On Textbooks
Small Business Management: an Entrepreneurial Emphasis, by Longenecker, Moore, Petty, Palich
This is the textbook for the ENTR 335 class. I am somewhat disappointed by it because I was hoping for something a little more detailed, but this book seems to focus more on relentless boosterism and extolling the glories of owning or starting your own business. I was taking that part as a given, and wanted more gritty details. The appendixes offer that, but they are a brief part of the book.
I haven’t yet had a chance to go through the cd yet, or the video courses that the publisher offers on their site (http://www.intelecom.org) so I don’t know whether they “add value” to the text. The book is organized with a lot of textblocks, sidebars, simple graphics, and anecdotal stories. It is bright and colorful, and there are no heavy blocks of text.
Is it worth buying? Well, it’s a required text. More on that later.
The Sum Up: This book wishes really badly that it was on the web. It wants to be new media so badly.
Microsoft Office 2007: Second Custom Edition: cs101 introduction to computer applications, by various authors
This text is a collection of chapters and sections from other textbooks on MS Office, published specifically for the University. I was supremely unimpressed by this book, but perhaps that is because I am not the target audience for the book. The book is a collection of descriptions of tasks, interspersed with small vignettes of why you’d like to do those tasks.
Like most computer application books, it is boring and ill-suited to the task. This is the kind of thing that small videos and tutorial programs are so superior to text that I expect this to be a soon-to-be extinct market.
I purchased the last version of the book, not because it was required, but because it was bundled with software that was. If I had been able to skip the book, I would have.
The Sum Up: boring, ignorable, and ultimately useless.

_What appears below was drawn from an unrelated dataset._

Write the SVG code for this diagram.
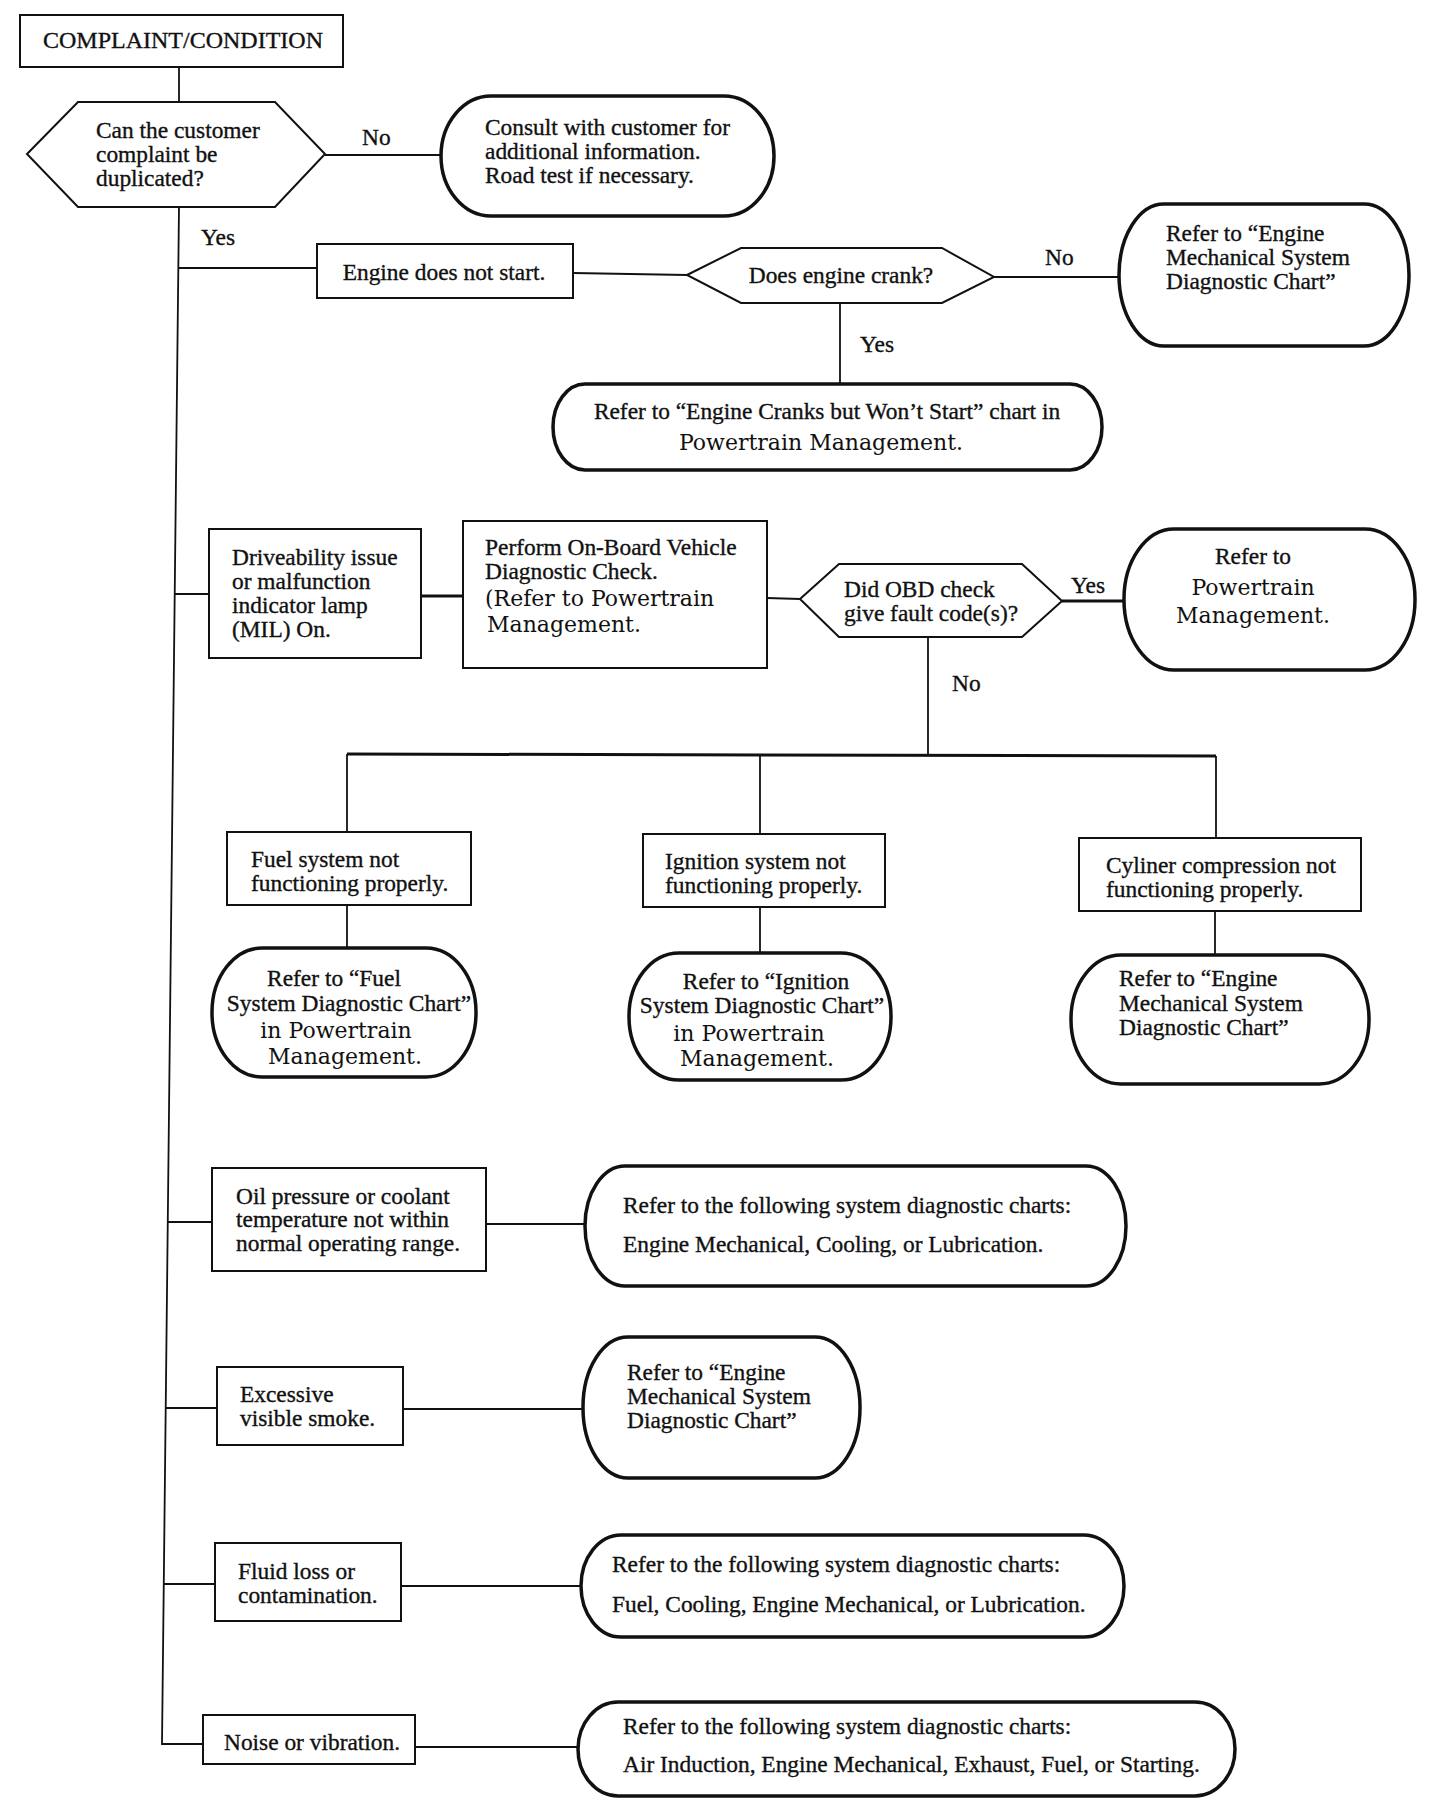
<svg xmlns="http://www.w3.org/2000/svg" width="1440" height="1820" viewBox="0 0 1440 1820">
<style>
.bg{fill:#fff}
.box{fill:#fff;stroke:#111;stroke-width:2}
.hex{fill:#fff;stroke:#111;stroke-width:2}
.ov{fill:#fff;stroke:#111;stroke-width:3.5}
.ln{stroke:#111;stroke-width:1.8;fill:none}
.lnb{stroke:#111;stroke-width:3;fill:none}
text{font-family:"Liberation Serif","Times New Roman",serif;font-size:23.4px;fill:#111;stroke:#111;stroke-width:0.35}
.alt{font-family:"DejaVu Serif","Liberation Serif",serif;font-size:22px;stroke-width:0}
.c{text-anchor:middle}
.cap{font-size:24px}
</style>
<rect class="bg" x="0" y="0" width="1440" height="1820"/>
<g id="connectors">
<line class="ln" x1="179" y1="67" x2="179" y2="102"/>
<polyline class="ln" points="179,207 162,1744 203,1744"/>
<line class="ln" x1="325" y1="155" x2="441" y2="155"/>
<line class="ln" x1="178" y1="268" x2="317" y2="268"/>
<line class="ln" x1="573" y1="273" x2="687" y2="275"/>
<line class="ln" x1="994" y1="277" x2="1119" y2="277"/>
<line class="ln" x1="840" y1="303" x2="840" y2="384"/>
<line class="ln" x1="175" y1="594" x2="209" y2="594"/>
<line class="lnb" x1="421" y1="596" x2="463" y2="596"/>
<line class="ln" x1="767" y1="598" x2="800" y2="599"/>
<line class="lnb" x1="1062" y1="601" x2="1124" y2="601"/>
<line class="ln" x1="928" y1="637" x2="928" y2="755"/>
<line class="lnb" x1="347" y1="754" x2="1216" y2="756"/>
<line class="ln" x1="347" y1="754" x2="347" y2="832"/>
<line class="ln" x1="347" y1="905" x2="347" y2="948"/>
<line class="ln" x1="760" y1="755" x2="760" y2="834"/>
<line class="ln" x1="760" y1="907" x2="760" y2="953"/>
<line class="ln" x1="1216" y1="756" x2="1216" y2="838"/>
<line class="ln" x1="1215" y1="911" x2="1215" y2="955"/>
<line class="ln" x1="168" y1="1222" x2="212" y2="1222"/>
<line class="ln" x1="486" y1="1224" x2="585" y2="1224"/>
<line class="ln" x1="166" y1="1408" x2="217" y2="1408"/>
<line class="ln" x1="403" y1="1409" x2="583" y2="1409"/>
<line class="ln" x1="164" y1="1584" x2="215" y2="1584"/>
<line class="ln" x1="401" y1="1586" x2="581" y2="1586"/>
<line class="ln" x1="415" y1="1747" x2="578" y2="1747"/>
</g>
<g id="labels">
<text x="362" y="145">No</text>
<text x="201" y="245">Yes</text>
<text x="1045" y="265">No</text>
<text x="860" y="352">Yes</text>
<text x="1071" y="593">Yes</text>
<text x="952" y="691">No</text>
</g>
<g id="n-complaint">
<rect class="box" x="20" y="15" width="323" height="52"/>
<text class="c cap" x="183" y="48">COMPLAINT/CONDITION</text>
</g>
<g id="n-duplicate">
<polygon class="hex" points="27,154 78,102 275,102 325,154 275,207 78,207"/>
<text x="96" y="138">Can the customer</text>
<text x="96" y="162">complaint be</text>
<text x="96" y="186">duplicated?</text>
</g>
<g id="n-consult">
<rect class="ov" x="441" y="96" width="333" height="120" rx="50" ry="60"/>
<text x="485" y="135">Consult with customer for</text>
<text x="485" y="159">additional information.</text>
<text x="485" y="183">Road test if necessary.</text>
</g>
<g id="n-nostart">
<rect class="box" x="317" y="244" width="256" height="54"/>
<text class="c" x="444" y="280">Engine does not start.</text>
</g>
<g id="n-crank">
<polygon class="hex" points="687,275 741,248 942,248 994,277 942,303 741,303"/>
<text class="c" x="841" y="283">Does engine crank?</text>
</g>
<g id="n-mech1">
<rect class="ov" x="1119" y="204" width="290" height="142" rx="45" ry="71"/>
<text x="1166" y="241">Refer to “Engine</text>
<text x="1166" y="265">Mechanical System</text>
<text x="1166" y="289">Diagnostic Chart”</text>
</g>
<g id="n-cranks">
<rect class="ov" x="553" y="384" width="549" height="86" rx="32" ry="43"/>
<text class="c" x="827" y="419">Refer to “Engine Cranks but Won’t Start” chart in</text>
<text class="c alt" x="821" y="450">Powertrain Management.</text>
</g>
<g id="n-drive">
<rect class="box" x="209" y="529" width="212" height="129"/>
<text x="232" y="565">Driveability issue</text>
<text x="232" y="589">or malfunction</text>
<text x="232" y="613">indicator lamp</text>
<text x="232" y="637">(MIL) On.</text>
</g>
<g id="n-obdcheck">
<rect class="box" x="463" y="521" width="304" height="147"/>
<text x="485" y="555">Perform On-Board Vehicle</text>
<text x="485" y="579">Diagnostic Check.</text>
<text class="alt" x="485" y="606">(Refer to Powertrain</text>
<text class="alt" x="487" y="632">Management.</text>
</g>
<g id="n-fault">
<polygon class="hex" points="800,599 839,564 1022,564 1062,601 1022,637 839,637"/>
<text x="844" y="597">Did OBD check</text>
<text x="844" y="621">give fault code(s)?</text>
</g>
<g id="n-ptm">
<rect class="ov" x="1124" y="529" width="291" height="141" rx="50" ry="70"/>
<text class="c" x="1253" y="564">Refer to</text>
<text class="c alt" x="1253" y="595">Powertrain</text>
<text class="c alt" x="1253" y="623">Management.</text>
</g>
<g id="n-fuel">
<rect class="box" x="227" y="832" width="244" height="73"/>
<text x="251" y="867">Fuel system not</text>
<text x="251" y="891">functioning properly.</text>
</g>
<g id="n-fuelref">
<rect class="ov" x="212" y="948" width="264" height="129" rx="50" ry="64"/>
<text class="c" x="334" y="986">Refer to “Fuel</text>
<text class="c" x="349" y="1011">System Diagnostic Chart”</text>
<text class="c alt" x="336" y="1038">in Powertrain</text>
<text class="c alt" x="345" y="1064">Management.</text>
</g>
<g id="n-ign">
<rect class="box" x="643" y="834" width="242" height="73"/>
<text x="665" y="869">Ignition system not</text>
<text x="665" y="893">functioning properly.</text>
</g>
<g id="n-ignref">
<rect class="ov" x="629" y="953" width="262" height="127" rx="50" ry="63"/>
<text class="c" x="766" y="989">Refer to “Ignition</text>
<text class="c" x="762" y="1013">System Diagnostic Chart”</text>
<text class="c alt" x="749" y="1041">in Powertrain</text>
<text class="c alt" x="757" y="1066">Management.</text>
</g>
<g id="n-cyl">
<rect class="box" x="1079" y="838" width="282" height="73"/>
<text x="1106" y="873">Cyliner compression not</text>
<text x="1106" y="897">functioning properly.</text>
</g>
<g id="n-cylref">
<rect class="ov" x="1071" y="955" width="298" height="129" rx="50" ry="64"/>
<text x="1119" y="986">Refer to “Engine</text>
<text x="1119" y="1011">Mechanical System</text>
<text x="1119" y="1035">Diagnostic Chart”</text>
</g>
<g id="n-oil">
<rect class="box" x="212" y="1168" width="274" height="103"/>
<text x="236" y="1204">Oil pressure or coolant</text>
<text x="236" y="1227">temperature not within</text>
<text x="236" y="1251">normal operating range.</text>
</g>
<g id="n-oilref">
<rect class="ov" x="585" y="1166" width="541" height="120" rx="40" ry="60"/>
<text x="623" y="1213">Refer to the following system diagnostic charts:</text>
<text x="623" y="1252">Engine Mechanical, Cooling, or Lubrication.</text>
</g>
<g id="n-smoke">
<rect class="box" x="217" y="1367" width="186" height="78"/>
<text x="240" y="1402">Excessive</text>
<text x="240" y="1426">visible smoke.</text>
</g>
<g id="n-smokeref">
<rect class="ov" x="583" y="1337" width="277" height="141" rx="45" ry="70"/>
<text x="627" y="1380">Refer to “Engine</text>
<text x="627" y="1404">Mechanical System</text>
<text x="627" y="1428">Diagnostic Chart”</text>
</g>
<g id="n-fluid">
<rect class="box" x="215" y="1543" width="186" height="78"/>
<text x="238" y="1579">Fluid loss or</text>
<text x="238" y="1603">contamination.</text>
</g>
<g id="n-fluidref">
<rect class="ov" x="581" y="1535" width="543" height="102" rx="40" ry="51"/>
<text x="612" y="1572">Refer to the following system diagnostic charts:</text>
<text x="612" y="1612">Fuel, Cooling, Engine Mechanical, or Lubrication.</text>
</g>
<g id="n-noise">
<rect class="box" x="203" y="1715" width="212" height="49"/>
<text x="224" y="1750">Noise or vibration.</text>
</g>
<g id="n-noiseref">
<rect class="ov" x="578" y="1702" width="657" height="94" rx="40" ry="47"/>
<text x="623" y="1734">Refer to the following system diagnostic charts:</text>
<text x="623" y="1772">Air Induction, Engine Mechanical, Exhaust, Fuel, or Starting.</text>
</g>
</svg>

Textbooks are big racket these days. They are large, pretty books, with a small audience, that often is forced to purchase them. The used market is often artificially constrained. This is not a recipe for low prices. I am looking forward to the developments by the Wikimedia project for developing open source textbooks.
Advances in art history, french, and algebra are progressing slowly enough, I dare say, that new editions of text books aren’t required every year. Establishing a stable corpus of academic literature will be the culmination of a dream attempted by Diderot so many years ago, and I think it is attainable quite soon. Subjects that DO have substantial changes year to year will only benefit from online distribution.
I predict that in less than 10 years, E-textbooks will become common. It will be a superior model, and with luck, it won’t be locked up in horrible DRM or “Bundles” or subscriptions. Free and open textbooks will be a good thing for students.
The current model doesn’t serve students very well, and I doubt that publishers actually make much money off them. The sooner professors adopt an open-source model for text books, the better for academia.